3/21/99 Ecclesiastes 11:1-6 Matthew 20:1-16

Suppose you had hired Jim to come and work for you. During the interview, Jim, told you “I just can’t wait to get in there and work on the job.” Well the first day on the job, the first thing Jim did was to go down to the office to sit and and wait to find out when was the first break, lunch break, and the second break. Jim was able to make it to the bathroom at least three times in between breaks. Jim informed the foreman that he could think of three ways the job could be made easier. None of his ideas were any good. Jim stopped by the office on the way home to let them know he would probably be late coming in tomorrow, and would have to have this Friday off for personal reasons. How long would you put up with Jim?

Suppose you had hired Jan. During the interview, Jan did not show as much enthusiasm but she too wanted the job. On the first day on the job, Jan had to be stopped in order to take her first break. She was the first one back from lunch and was the last one to stop working when it was time to go home. On her way past the office, the foreman said, “Jan, you did a great job today.” How long would you put up with Jan?

The wonderful and amazing thing about our God, is that when God calls us to work, He’s able to love us and to put up with all of us, both the Jims and the Jans in the church. If someone were to do an honest evaluation of your commitment to God’s work in the church, would you be rated closer to a Jim or a Jan. When we think of the ten years of ministry God has given us here at Glenville, we are thankful, because we have discovered more Jans, than Jims in the church.

The parable of the vineyard is not a parable about salvation but a story about our service to God, and why it is that we give it. The context of the story begins in chapter 19. Jesus had run into a young man, who had wanted eternal life and wanted to serve God, but he had a problem. He asked Jesus, what do I need to do to go to heaven.

Jesus told him, “If you want to have eternal life, first obey the commandments. The young man said, “which ones.” Jesus then gave him a list, and the young man had a spark in his eye thinking he qualified, he said, well I’ve kept all those, what else do I still need to do.” Jesus told him, “look right now, I can tell you love your money and your things, far more than love you love God. If you want what you’re looking for, go sell your possessions and give to the poor, and you will have treasure in heaven.

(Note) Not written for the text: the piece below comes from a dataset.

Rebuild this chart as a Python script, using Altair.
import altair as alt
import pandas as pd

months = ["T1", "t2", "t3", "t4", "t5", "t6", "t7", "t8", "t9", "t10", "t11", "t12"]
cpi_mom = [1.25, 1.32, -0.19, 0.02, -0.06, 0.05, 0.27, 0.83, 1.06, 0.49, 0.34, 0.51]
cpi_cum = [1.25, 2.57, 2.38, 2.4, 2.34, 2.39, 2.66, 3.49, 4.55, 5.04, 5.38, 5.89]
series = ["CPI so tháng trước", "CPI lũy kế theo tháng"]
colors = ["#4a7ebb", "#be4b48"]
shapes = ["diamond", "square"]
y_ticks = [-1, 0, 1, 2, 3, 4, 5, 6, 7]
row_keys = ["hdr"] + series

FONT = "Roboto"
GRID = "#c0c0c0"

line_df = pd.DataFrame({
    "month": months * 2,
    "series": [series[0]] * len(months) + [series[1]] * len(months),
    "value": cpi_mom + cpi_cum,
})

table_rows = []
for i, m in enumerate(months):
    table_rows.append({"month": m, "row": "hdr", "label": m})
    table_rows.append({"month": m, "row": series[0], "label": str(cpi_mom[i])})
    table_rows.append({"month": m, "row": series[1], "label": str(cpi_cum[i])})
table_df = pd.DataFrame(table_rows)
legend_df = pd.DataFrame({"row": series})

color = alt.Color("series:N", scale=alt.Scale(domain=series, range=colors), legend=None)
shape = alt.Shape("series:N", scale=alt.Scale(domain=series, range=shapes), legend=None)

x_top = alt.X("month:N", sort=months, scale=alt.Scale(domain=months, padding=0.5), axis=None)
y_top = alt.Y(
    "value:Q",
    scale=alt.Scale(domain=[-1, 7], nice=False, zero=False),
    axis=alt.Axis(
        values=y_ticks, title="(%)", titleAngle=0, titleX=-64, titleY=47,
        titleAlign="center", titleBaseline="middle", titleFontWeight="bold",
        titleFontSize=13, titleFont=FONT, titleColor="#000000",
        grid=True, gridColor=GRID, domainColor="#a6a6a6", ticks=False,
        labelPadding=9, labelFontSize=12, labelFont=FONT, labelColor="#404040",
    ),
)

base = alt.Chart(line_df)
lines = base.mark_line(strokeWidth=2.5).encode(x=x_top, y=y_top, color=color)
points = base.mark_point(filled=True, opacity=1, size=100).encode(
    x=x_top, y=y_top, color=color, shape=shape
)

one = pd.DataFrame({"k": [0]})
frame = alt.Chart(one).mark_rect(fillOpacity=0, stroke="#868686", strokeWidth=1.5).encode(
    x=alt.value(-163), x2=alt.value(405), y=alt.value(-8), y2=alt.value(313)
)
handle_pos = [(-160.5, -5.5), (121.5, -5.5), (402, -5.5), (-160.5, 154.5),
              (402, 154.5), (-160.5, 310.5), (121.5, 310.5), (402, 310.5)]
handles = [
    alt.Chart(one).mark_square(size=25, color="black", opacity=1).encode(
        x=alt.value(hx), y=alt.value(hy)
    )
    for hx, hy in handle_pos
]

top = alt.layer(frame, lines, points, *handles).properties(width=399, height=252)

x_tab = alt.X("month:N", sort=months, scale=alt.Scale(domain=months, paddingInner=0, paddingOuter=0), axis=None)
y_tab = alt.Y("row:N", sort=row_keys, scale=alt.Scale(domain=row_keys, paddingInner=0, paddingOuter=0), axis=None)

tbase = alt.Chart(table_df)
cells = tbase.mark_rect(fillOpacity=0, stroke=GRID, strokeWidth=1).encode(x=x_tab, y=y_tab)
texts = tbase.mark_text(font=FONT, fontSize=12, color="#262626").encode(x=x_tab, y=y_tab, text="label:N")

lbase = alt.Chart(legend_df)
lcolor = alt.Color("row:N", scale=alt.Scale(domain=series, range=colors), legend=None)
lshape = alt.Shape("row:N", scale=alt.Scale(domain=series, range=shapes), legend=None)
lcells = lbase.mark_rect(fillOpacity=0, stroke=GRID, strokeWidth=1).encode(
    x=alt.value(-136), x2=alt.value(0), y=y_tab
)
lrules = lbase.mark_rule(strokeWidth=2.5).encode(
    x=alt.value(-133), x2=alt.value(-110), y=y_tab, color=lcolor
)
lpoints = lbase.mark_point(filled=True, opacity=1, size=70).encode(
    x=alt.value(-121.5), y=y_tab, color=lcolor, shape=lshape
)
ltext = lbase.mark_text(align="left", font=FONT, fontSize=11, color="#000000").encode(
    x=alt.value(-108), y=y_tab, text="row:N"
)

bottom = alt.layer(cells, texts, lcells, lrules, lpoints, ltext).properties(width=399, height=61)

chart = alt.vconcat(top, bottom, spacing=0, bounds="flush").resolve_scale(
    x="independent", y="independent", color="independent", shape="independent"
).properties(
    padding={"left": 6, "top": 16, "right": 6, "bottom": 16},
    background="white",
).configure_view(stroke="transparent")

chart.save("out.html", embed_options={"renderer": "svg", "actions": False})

Then come follow me.

Well the young man, went away sad, because in having to choose between his wealth and following Jesus, he chose his wealth. But let’s not to be hard on the young man, because many of us make the same choice with our wealth, only unlike the young man, we tell ourselves, “yes I can love the Lord and not give what he asks me to give.” At least the rich man was honest with Jesus from the start and turned and walked away.

When Peter saw that the young ruler went away, an element of pride came into his life. He said, “Jesus, we have left everything to follow you. What kind of a reward is there going to be for us.” Peter is saying, we have been working with you since you started preaching. It’s not possible for anybody to get more than what we should get. In saying this though, Peter was displaying an attitude that we all must recognize in ourselves as a dangerous one. That attitude is, “Lord, I’m not in this because of who you are and what you’ve done for me. I’m only in it for the money at the end.”